Supplied information —
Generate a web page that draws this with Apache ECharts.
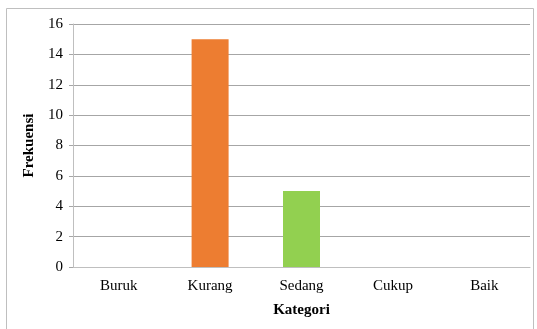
<!DOCTYPE html>
<html>
<head>
<meta charset="utf-8">
<script src="https://cdn.jsdelivr.net/npm/echarts@6/dist/echarts.min.js"></script>
<style>
  html, body { margin: 0; padding: 0; background: #fff; }
  #chart { width: 537px; height: 329px; }
</style>
</head>
<body>
<div id="chart"></div>
<script>
// data
const categories = ['Buruk', 'Kurang', 'Sedang', 'Cukup', 'Baik']
const frekuensi = [0, 15, 5, 0, 0]
const barColors = ['#4472C4', '#ED7D31', '#92D050', '#FFC000', '#5B9BD5']

const font = '"Liberation Serif", "Times New Roman", serif'

const chart = echarts.init(document.getElementById('chart'))

chart.setOption({
  animation: false,
  textStyle: { fontFamily: font },
  graphic: [{
    type: 'rect',
    shape: { x: 6.5, y: 8.5, width: 527, height: 330 },
    style: { fill: 'none', stroke: '#bfbfbf', lineWidth: 1 },
    silent: true
  }],
  grid: { left: 73, right: 7, top: 24, bottom: 62 },
  xAxis: {
    type: 'category',
    data: categories,
    name: 'Kategori',
    nameLocation: 'middle',
    nameGap: 36,
    nameTextStyle: { fontFamily: font, fontSize: 15, fontWeight: 'bold', color: '#000' },
    axisLine: { lineStyle: { color: '#bfbfbf' } },
    axisTick: { show: false },
    axisLabel: { fontFamily: font, fontSize: 15, color: '#000', margin: 12 }
  },
  yAxis: {
    type: 'value',
    min: 0,
    max: 16,
    interval: 2,
    name: 'Frekuensi',
    nameLocation: 'middle',
    nameGap: 33,
    nameRotate: 90,
    nameTextStyle: { fontFamily: font, fontSize: 15, fontWeight: 'bold', color: '#000' },
    axisLine: { show: true, lineStyle: { color: '#bfbfbf' } },
    axisTick: { show: true, length: 4, lineStyle: { color: '#a6a6a6' } },
    splitLine: { lineStyle: { color: '#a6a6a6' } },
    axisLabel: { fontFamily: font, fontSize: 15, color: '#000', margin: 10 }
  },
  series: [{
    type: 'bar',
    data: frekuensi.map((v, i) => ({ value: v, itemStyle: { color: barColors[i] } })),
    barWidth: 37
  }]
})
</script>
</body>
</html>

Aim — Could the lines from the top of the material through the line with "const chart = echarts.init(document.getElementById('chart'))" be repeated exactly, pictures left out?

Solution to the problem —
Generate a web page that draws this with Apache ECharts.
<!DOCTYPE html>
<html>
<head>
<meta charset="utf-8">
<script src="https://cdn.jsdelivr.net/npm/echarts@6/dist/echarts.min.js"></script>
<style>
  html, body { margin: 0; padding: 0; background: #fff; }
  #chart { width: 537px; height: 329px; }
</style>
</head>
<body>
<div id="chart"></div>
<script>
// data
const categories = ['Buruk', 'Kurang', 'Sedang', 'Cukup', 'Baik']
const frekuensi = [0, 15, 5, 0, 0]
const barColors = ['#4472C4', '#ED7D31', '#92D050', '#FFC000', '#5B9BD5']

const font = '"Liberation Serif", "Times New Roman", serif'

const chart = echarts.init(document.getElementById('chart'))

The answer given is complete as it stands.